*** MATERIAL PROVIDED
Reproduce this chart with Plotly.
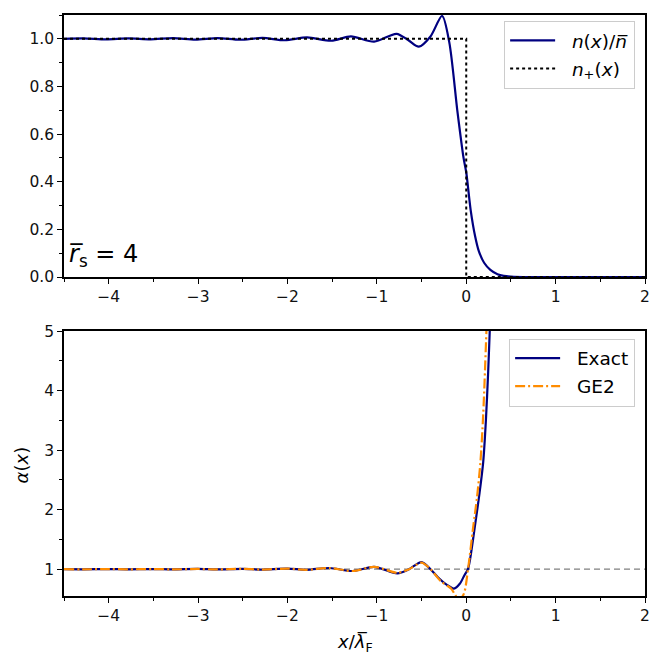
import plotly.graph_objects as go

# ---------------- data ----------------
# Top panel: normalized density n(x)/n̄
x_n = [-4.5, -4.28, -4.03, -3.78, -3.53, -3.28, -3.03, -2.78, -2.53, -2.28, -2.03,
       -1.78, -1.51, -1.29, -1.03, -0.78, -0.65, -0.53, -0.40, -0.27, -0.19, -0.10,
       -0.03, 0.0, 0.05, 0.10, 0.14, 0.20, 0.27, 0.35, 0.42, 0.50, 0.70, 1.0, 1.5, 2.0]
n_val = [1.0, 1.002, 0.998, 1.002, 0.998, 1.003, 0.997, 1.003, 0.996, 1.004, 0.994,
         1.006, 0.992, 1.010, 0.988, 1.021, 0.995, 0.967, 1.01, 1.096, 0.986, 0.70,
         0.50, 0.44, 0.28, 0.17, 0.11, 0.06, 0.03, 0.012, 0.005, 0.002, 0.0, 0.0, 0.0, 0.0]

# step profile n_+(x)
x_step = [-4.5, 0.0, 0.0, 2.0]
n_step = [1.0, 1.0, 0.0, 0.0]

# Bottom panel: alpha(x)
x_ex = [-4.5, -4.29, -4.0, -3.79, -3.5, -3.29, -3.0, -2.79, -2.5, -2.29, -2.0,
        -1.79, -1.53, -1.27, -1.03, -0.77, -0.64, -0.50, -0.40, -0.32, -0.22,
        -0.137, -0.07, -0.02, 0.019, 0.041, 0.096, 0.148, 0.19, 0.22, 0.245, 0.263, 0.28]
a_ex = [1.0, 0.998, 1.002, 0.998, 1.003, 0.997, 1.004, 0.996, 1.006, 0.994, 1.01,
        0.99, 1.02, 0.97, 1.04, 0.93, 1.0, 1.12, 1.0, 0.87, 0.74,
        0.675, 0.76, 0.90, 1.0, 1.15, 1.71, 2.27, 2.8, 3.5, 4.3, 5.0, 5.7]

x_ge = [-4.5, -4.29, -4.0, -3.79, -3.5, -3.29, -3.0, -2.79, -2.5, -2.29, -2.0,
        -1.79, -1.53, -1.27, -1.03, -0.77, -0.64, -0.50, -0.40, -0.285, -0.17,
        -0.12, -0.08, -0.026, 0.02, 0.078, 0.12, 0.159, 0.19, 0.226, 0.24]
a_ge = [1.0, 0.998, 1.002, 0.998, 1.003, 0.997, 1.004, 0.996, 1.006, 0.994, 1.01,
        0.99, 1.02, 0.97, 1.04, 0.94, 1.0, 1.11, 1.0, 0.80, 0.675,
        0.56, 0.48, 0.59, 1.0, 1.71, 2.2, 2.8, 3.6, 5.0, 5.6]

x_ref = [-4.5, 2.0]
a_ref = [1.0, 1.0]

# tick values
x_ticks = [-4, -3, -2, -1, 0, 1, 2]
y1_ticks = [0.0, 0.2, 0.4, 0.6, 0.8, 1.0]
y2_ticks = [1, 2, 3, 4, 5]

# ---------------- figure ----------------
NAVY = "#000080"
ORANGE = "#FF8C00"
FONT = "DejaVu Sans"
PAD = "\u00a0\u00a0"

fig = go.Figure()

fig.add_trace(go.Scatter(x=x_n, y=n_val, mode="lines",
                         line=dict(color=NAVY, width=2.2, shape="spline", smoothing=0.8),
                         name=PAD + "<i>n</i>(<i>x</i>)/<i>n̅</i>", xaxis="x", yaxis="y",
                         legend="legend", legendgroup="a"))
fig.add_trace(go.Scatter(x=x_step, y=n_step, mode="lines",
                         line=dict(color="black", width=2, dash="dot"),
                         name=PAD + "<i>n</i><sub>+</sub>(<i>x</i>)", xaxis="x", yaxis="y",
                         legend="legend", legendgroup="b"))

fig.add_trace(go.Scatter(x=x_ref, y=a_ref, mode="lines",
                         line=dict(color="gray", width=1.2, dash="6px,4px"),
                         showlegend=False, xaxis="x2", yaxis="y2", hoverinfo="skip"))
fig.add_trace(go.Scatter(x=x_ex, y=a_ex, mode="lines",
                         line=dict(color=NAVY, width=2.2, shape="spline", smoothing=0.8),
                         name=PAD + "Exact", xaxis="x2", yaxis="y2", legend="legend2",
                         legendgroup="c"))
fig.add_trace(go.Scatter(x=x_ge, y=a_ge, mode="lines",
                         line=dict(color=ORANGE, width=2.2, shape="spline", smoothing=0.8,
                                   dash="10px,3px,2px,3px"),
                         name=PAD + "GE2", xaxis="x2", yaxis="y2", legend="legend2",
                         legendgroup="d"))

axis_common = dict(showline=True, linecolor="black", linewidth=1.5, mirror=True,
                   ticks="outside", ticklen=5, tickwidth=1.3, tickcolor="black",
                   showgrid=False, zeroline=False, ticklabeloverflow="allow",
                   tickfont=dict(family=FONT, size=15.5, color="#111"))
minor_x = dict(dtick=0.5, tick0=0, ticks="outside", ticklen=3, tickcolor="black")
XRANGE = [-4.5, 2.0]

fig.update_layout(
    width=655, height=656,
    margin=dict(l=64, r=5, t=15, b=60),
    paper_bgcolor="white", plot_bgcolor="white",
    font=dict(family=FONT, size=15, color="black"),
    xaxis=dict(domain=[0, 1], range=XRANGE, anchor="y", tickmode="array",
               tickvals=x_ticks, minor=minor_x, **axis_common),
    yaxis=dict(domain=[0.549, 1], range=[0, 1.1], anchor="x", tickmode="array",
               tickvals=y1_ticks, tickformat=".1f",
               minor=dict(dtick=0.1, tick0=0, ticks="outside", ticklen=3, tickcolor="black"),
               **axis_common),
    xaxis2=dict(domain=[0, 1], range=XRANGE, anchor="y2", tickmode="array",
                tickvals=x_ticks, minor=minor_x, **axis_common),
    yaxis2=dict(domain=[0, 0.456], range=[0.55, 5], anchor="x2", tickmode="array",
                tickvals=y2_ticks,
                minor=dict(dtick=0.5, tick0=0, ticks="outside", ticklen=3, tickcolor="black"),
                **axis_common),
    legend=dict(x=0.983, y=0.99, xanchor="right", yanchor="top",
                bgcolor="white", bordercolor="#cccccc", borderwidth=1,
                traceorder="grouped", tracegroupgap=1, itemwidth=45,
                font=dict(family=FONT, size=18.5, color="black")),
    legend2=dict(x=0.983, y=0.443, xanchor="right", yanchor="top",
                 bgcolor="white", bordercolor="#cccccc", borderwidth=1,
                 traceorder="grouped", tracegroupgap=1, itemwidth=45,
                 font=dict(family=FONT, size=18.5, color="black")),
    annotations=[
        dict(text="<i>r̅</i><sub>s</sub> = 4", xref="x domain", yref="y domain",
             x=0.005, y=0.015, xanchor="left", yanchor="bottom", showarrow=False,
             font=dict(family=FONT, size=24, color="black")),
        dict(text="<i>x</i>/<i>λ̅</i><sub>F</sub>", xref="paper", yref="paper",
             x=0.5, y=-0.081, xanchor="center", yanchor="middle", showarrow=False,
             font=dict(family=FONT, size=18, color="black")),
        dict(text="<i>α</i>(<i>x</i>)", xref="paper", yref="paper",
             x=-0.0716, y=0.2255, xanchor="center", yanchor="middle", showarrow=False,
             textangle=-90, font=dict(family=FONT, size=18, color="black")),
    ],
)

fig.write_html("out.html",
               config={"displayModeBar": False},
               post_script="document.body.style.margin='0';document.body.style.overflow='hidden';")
******
= WHAT NEEDS TO BE DONE =
Exactly as written, please give again the lines from the beginning of the listing through the line containing "import plotly.graph_objects as go", inclusive, without any pictures.

= EXERCISE SOLUTION =
Reproduce this chart with Plotly.
import plotly.graph_objects as go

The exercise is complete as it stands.